- Directed by: Paul Hills
- Written by: Diana Whitely, Paul Hills, Roberto Troni
- Produced by: Tedi De Toledo Michael Riley (film producer) Paul Hills
- Starring: John Simm; Andrew Lincoln; Marc Warren;
- Cinematography: Roger Bonnici
- Edited by: Melanie Adams
- Music by: Robert Hartshorne
- Production company: Boston Films
- Distributed by: First Independent Films
- Release date: 1995;
- Running time: 101 minutes
- Country: United Kingdom
- Language: English

= Boston Kickout =

Boston Kickout is a 1995 British drama feature film written and directed by Paul Hills.
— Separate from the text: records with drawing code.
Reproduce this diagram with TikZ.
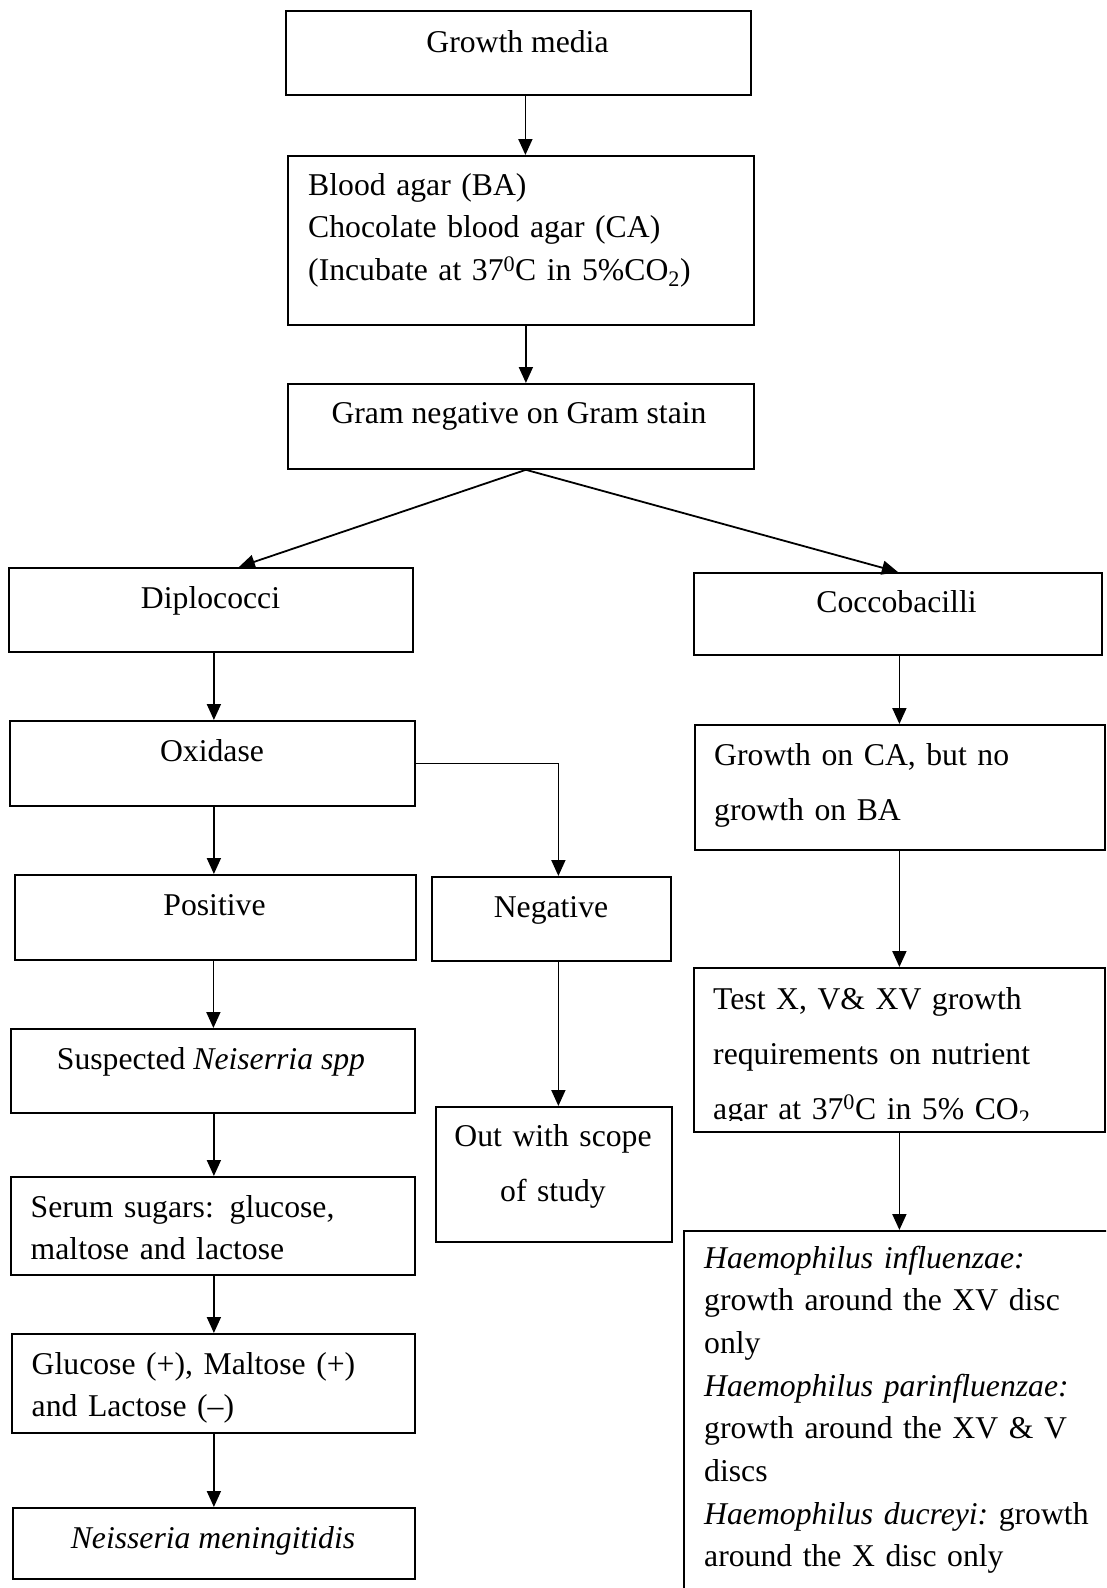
\documentclass[tikz,border=0pt]{standalone}
\usepackage{fontspec}
\setmainfont{Liberation Serif}
\usetikzlibrary{arrows.meta}

\begin{document}
\frenchspacing
\begin{tikzpicture}[x=1pt,y=-1pt,
  box/.style={draw, line width=1.8pt, rectangle, inner sep=0pt, anchor=north west},
  arr/.style={line width=1.8pt, -{Triangle[length=16pt,width=14pt]}},
  lbl/.style={inner sep=0pt, anchor=base, font=\fontsize{31.7}{42.7}\selectfont},
  para/.style={inner sep=0pt, anchor=base west, text width=#1, align=left,
               font=\fontsize{31.7}{42.7}\selectfont},
  loose/.style={font=\fontsize{31.7}{55}\selectfont}
]
\useasboundingbox (0,0) rectangle (1106,1588);
\clip (0,0) rectangle (1106,1588);

% ---- boxes ----
\node[box, minimum width=465pt, minimum height=84pt]  (media) at (285,10) {};
\node[box, minimum width=466pt, minimum height=169pt] (blood) at (287,155) {};
\node[box, minimum width=466pt, minimum height=85pt]  (gram)  at (287,383) {};
\node[box, minimum width=404pt, minimum height=84pt]  (dip)   at (8,567) {};
\node[box, minimum width=408pt, minimum height=82pt]  (cocco) at (693,572) {};
\node[box, minimum width=405pt, minimum height=85pt]  (oxi)   at (9,720) {};
\node[box, minimum width=401pt, minimum height=85pt]  (pos)   at (14,874) {};
\node[box, minimum width=239pt, minimum height=84pt]  (neg)   at (431,876) {};
\node[box, minimum width=404pt, minimum height=84pt]  (susp)  at (10,1028) {};
\node[box, minimum width=236pt, minimum height=135pt] (out)   at (435,1106) {};
\node[box, minimum width=404pt, minimum height=98pt]  (serum) at (10,1176) {};
\node[box, minimum width=403pt, minimum height=99pt]  (gluc)  at (11,1333) {};
\node[box, minimum width=402pt, minimum height=71pt]  (nmen)  at (12,1507) {};
\node[box, minimum width=410pt, minimum height=125pt] (gca)   at (694,724) {};
\node[box, minimum width=411pt, minimum height=164pt] (test)  at (693,967) {};
\node[box, minimum width=460pt, minimum height=420pt] (haem)  at (683,1230) {};

% ---- texts ----
\node[lbl] (mediat) at (517.5,52) {Growth media};
\node[para=440pt] (bloodt) at (308,195)
  {Blood agar (BA)\\ Chocolate blood agar (CA)\\ (Incubate at 37\textsuperscript{0}C in 5\%CO\textsubscript{2})};
\node[lbl] (gramt) at (519,423) {Gram negative on Gram stain};
\node[lbl] (dipt) at (210.5,608) {Diplococci};
\node[lbl] (coccot) at (896.5,612) {Coccobacilli};
\node[lbl] (oxit) at (212,761) {Oxidase};
\node[lbl] (post) at (214.5,915) {Positive};
\node[lbl] (negt) at (551,917) {Negative};
\node[lbl] (suspt) at (211,1069) {Suspected \textit{Neiserria spp}};
\node[para=220pt, loose, align=center, anchor=base] (outt) at (553,1146)
  {Out with scope\\ of study};
\node[para=380pt] (serumt) at (30.5,1217)
  {Serum sugars:\, glucose,\\ maltose and lactose};
\node[para=380pt] (gluct) at (31.5,1374)
  {Glucose (+), Maltose (+)\\ and Lactose (--)};
\node[lbl] (nment) at (213,1548) {\textit{Neisseria meningitidis}};
\node[para=385pt, loose] (gcat) at (714,765)
  {Growth on CA, but no\\ growth on BA};
\begin{scope}
  \clip (693,967) rectangle (1104,1120.5);
  \node[para=390pt, loose] (testt) at (713,1009)
    {Test X, V\& XV growth\\ requirements on nutrient\\ agar at 37\textsuperscript{0}C in 5\% CO\textsubscript{2}};
\end{scope}
\node[para=400pt] (haemt) at (704,1268)
  {\textit{Haemophilus influenzae:}\\ growth around the XV disc\\ only\\
   \textit{Haemophilus parinfluenzae:}\\ growth around the XV \& V\\ discs\\
   \textit{Haemophilus ducreyi:} growth\\ around the X disc only};

% ---- connectors ----
\draw[arr] ([xshift=7pt]media.south) -- ([xshift=7pt]media.south |- blood.north);
\draw[arr] ([xshift=5pt]blood.south) -- ([xshift=5pt]blood.south |- gram.north);
\draw[arr] ([xshift=5pt]gram.south) -- ([xshift=28pt]dip.north);
\draw[arr] ([xshift=5pt]gram.south) -- (cocco.north);
\draw[arr] ([xshift=3pt]dip.south) -- ([xshift=3pt]dip.south |- oxi.north);
\draw[arr] ([xshift=1.5pt]oxi.south) -- ([xshift=1.5pt]oxi.south |- pos.north);
\draw[arr] (oxi.east) -| ([xshift=7pt]neg.north);
\draw[arr] ([xshift=-2pt]pos.south) -- ([xshift=-2pt]pos.south |- susp.north);
\draw[arr] ([xshift=7pt]neg.south) -- ([xshift=7pt]neg.south |- out.north);
\draw[arr] ([xshift=1pt]susp.south) -- ([xshift=1pt]susp.south |- serum.north);
\draw[arr] ([xshift=1pt]serum.south) -- ([xshift=1pt]serum.south |- gluc.north);
\draw[arr] ([xshift=0.5pt]gluc.south) -- ([xshift=0.5pt]gluc.south |- nmen.north);
\draw[arr] ([xshift=1.5pt]cocco.south) -- ([xshift=1.5pt]cocco.south |- gca.north);
\draw[arr] ([xshift=-0.5pt]gca.south) -- ([xshift=-0.5pt]gca.south |- test.north);
\draw[arr] (test.south) -- (test.south |- haem.north);
\end{tikzpicture}
\end{document}
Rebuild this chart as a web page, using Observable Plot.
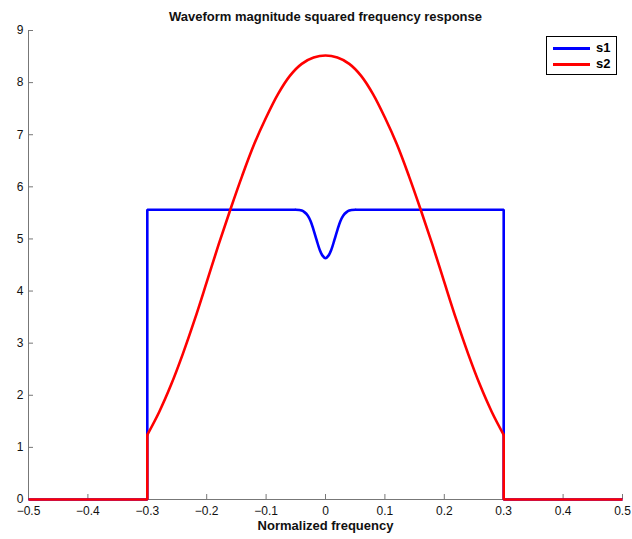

It won the Euskal Media Prize at the San Sebastián International Film Festival, Best Actor (John Simm) at the Cinema Jove International Film Festival in Valencia and Best Film at the Bermuda International Film Festival.

==Plot==
Schoolleaver Phil (Simm) - who moved with his father from an inner-city slum to what he was told would be a brighter future in Stevenage - finds himself caught up in a world of unemployment, violence, alcoholism and drug abuse in Nineties Britain.

==Cast==
- John Simm as Phil
- Andrew Lincoln as Ted
- Marc Warren as Robert
- Emer McCourt as Shona
- Derek Martin
- Richard Hanson as Steven
- Nathan Valente as Matt
- Jamie Beckett as Dopey

==Reception==
There were not enough critic reviews reported on the website Rotten Tomatoes for the review aggregator to receive a rating."